Issue (i): Whether remittances made to the foreign parent in respect of seconded employees were sums chargeable to tax other than salary income so as to attract deduction of tax at source under section 195.
Analysis: The payment to the non-resident represented salary-related reimbursement attributable to seconded employees, and the income embedded in those payments had already been brought to tax in India under the head income from salaries. Section 195 is triggered only when the payment contains a sum chargeable under the Act other than salary income, and the nature of the income governs the withholding obligation, not the manner in which tax was separately discharged in a particular year.
Conclusion: The assessee had no withholding obligation under section 195, and the demand raised under section 201 read with section 195 could not survive.
Issue (ii): Whether the existence of a service permanent establishment or the characterization of the payment as fees for technical services could sustain the withholding demand.
Analysis: The existence of a service permanent establishment was held to be immaterial because the receipts were matched by corresponding salary reimbursement expenditure, leaving no taxable profit attributable to the alleged permanent establishment. The fees for technical services characterization also failed because there was no showing that technical knowledge, skill, know-how, or processes were made available within the treaty test, and consequently section 9(1)(vii) could not be invoked more beneficially against the assessee.

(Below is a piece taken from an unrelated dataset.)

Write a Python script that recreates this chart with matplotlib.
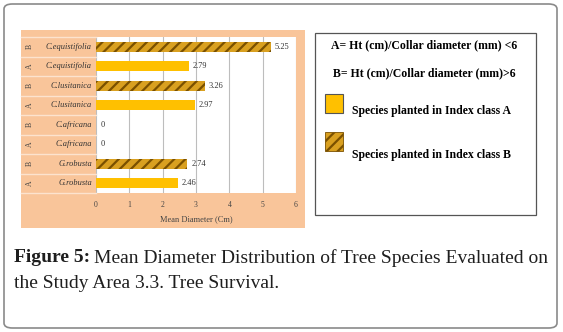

Conclusion: The service permanent establishment and fees for technical services contentions did not justify tax withholding under section 195 or the consequent demand under section 201.
Final Conclusion: The withholding demands were unsustainable, the assessee's appeals succeeded, and the Revenue's appeals failed.
Ratio Decidendi: The obligation to deduct tax at source under section 195 arises only on sums chargeable to tax in India other than salary income, and where the payment is salary income already taxable in the hands of the recipients, neither a service permanent establishment nor a treaty fees-for-technical-services characterization can create a withholding liability.